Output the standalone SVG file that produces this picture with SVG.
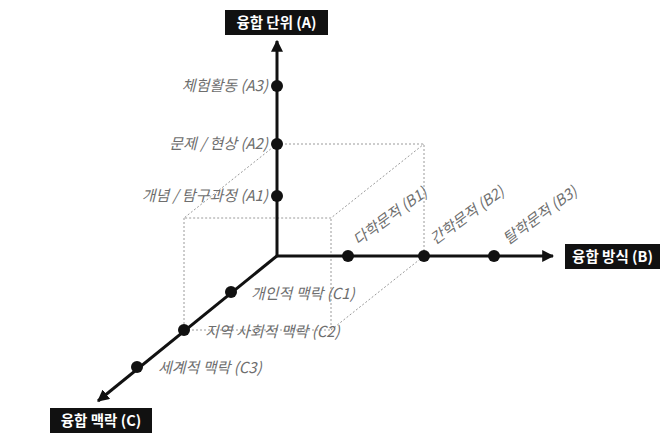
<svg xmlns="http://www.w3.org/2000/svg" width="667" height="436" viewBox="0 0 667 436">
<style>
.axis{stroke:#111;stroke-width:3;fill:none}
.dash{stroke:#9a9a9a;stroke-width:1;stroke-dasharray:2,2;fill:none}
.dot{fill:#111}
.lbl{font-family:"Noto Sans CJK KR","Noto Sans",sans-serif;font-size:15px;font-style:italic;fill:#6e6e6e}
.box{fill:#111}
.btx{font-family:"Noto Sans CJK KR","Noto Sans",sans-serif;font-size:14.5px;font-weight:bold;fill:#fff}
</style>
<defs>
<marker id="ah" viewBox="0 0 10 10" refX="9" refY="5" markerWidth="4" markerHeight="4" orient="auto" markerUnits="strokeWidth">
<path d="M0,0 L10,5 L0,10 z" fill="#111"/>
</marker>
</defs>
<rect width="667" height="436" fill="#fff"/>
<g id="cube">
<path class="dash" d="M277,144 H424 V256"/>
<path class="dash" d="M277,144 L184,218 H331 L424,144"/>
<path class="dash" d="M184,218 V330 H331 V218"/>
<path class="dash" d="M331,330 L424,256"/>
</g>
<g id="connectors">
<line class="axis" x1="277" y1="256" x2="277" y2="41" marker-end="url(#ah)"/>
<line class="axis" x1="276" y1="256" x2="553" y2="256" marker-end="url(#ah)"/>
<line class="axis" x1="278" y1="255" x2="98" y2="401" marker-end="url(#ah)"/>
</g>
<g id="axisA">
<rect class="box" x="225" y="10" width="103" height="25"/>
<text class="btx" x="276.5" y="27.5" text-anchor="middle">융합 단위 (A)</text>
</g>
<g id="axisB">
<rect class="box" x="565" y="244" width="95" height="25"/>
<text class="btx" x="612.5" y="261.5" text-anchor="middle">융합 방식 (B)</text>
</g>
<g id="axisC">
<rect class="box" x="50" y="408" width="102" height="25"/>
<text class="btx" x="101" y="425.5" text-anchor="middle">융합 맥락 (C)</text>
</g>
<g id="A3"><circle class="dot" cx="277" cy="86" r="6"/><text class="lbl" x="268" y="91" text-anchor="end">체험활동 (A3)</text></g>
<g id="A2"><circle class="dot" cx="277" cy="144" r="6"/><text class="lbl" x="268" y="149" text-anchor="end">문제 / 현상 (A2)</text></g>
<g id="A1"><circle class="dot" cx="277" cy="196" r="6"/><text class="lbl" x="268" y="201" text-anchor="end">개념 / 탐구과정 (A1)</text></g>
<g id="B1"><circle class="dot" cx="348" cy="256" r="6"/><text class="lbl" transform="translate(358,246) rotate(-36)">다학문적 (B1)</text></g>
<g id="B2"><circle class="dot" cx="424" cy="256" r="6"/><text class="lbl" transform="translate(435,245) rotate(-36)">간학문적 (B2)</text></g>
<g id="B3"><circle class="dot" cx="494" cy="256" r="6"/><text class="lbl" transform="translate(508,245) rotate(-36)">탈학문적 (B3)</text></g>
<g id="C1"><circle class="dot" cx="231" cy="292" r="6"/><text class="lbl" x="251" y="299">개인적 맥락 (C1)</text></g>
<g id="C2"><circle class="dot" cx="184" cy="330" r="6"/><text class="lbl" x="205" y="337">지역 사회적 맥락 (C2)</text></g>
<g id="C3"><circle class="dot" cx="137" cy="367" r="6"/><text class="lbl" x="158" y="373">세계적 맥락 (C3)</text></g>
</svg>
____
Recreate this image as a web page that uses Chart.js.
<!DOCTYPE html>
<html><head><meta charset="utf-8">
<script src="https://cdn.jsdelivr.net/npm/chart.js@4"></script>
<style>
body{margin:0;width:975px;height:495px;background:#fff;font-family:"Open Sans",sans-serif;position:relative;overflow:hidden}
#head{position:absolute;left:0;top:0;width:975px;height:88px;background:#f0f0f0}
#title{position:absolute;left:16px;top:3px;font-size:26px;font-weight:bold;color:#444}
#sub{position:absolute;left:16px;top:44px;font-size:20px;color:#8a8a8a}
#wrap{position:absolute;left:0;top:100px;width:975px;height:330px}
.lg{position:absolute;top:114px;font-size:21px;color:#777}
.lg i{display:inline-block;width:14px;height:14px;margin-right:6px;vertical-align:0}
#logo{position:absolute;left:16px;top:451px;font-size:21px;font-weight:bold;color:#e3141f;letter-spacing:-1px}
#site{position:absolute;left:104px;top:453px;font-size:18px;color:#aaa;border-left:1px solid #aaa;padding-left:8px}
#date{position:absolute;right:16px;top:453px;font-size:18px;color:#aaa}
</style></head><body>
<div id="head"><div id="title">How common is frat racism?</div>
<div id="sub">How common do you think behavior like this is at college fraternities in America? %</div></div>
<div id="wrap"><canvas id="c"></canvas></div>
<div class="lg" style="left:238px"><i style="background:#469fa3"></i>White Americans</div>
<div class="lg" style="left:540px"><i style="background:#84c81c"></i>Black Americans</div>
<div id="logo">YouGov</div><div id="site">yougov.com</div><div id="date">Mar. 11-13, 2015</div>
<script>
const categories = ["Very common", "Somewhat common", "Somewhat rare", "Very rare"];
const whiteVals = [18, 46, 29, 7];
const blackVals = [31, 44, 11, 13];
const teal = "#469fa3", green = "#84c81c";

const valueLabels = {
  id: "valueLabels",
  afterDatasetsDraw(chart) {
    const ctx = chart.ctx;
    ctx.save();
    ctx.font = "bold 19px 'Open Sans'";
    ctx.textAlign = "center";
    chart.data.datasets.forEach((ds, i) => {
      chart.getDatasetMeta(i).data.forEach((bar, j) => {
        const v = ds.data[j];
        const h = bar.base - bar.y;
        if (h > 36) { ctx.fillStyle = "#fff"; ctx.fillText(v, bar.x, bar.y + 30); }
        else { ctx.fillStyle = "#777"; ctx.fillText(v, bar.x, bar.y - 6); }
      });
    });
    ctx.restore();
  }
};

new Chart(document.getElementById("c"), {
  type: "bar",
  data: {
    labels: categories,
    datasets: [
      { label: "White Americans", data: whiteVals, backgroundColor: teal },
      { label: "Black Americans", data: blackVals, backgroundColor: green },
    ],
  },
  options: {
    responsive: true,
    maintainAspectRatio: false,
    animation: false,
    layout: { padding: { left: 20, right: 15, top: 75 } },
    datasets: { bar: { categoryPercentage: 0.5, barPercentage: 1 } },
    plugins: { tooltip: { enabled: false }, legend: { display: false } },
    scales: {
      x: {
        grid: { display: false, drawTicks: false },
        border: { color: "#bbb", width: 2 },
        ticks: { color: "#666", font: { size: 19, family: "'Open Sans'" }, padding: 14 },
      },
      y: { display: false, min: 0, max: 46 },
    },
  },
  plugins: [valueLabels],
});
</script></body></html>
____
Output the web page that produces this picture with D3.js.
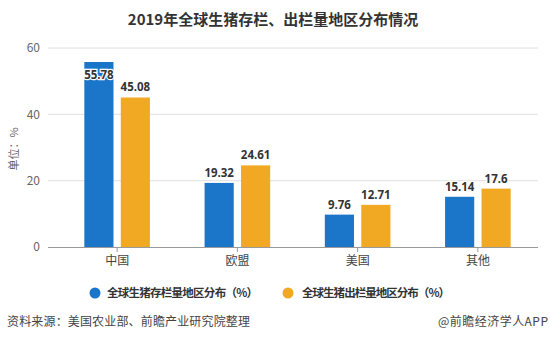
____
# [Task prompt]
Read the lines above. Gather those in which the string "this" is found.

# [Exercise result]
Output the standalone SVG file that produces this picture with SVG.
Recreate this image as a web page that uses Chart.js.
<div id="sub">How common do you think behavior like this is at college fraternities in America? %</div></div>
Output the web page that produces this picture with D3.js.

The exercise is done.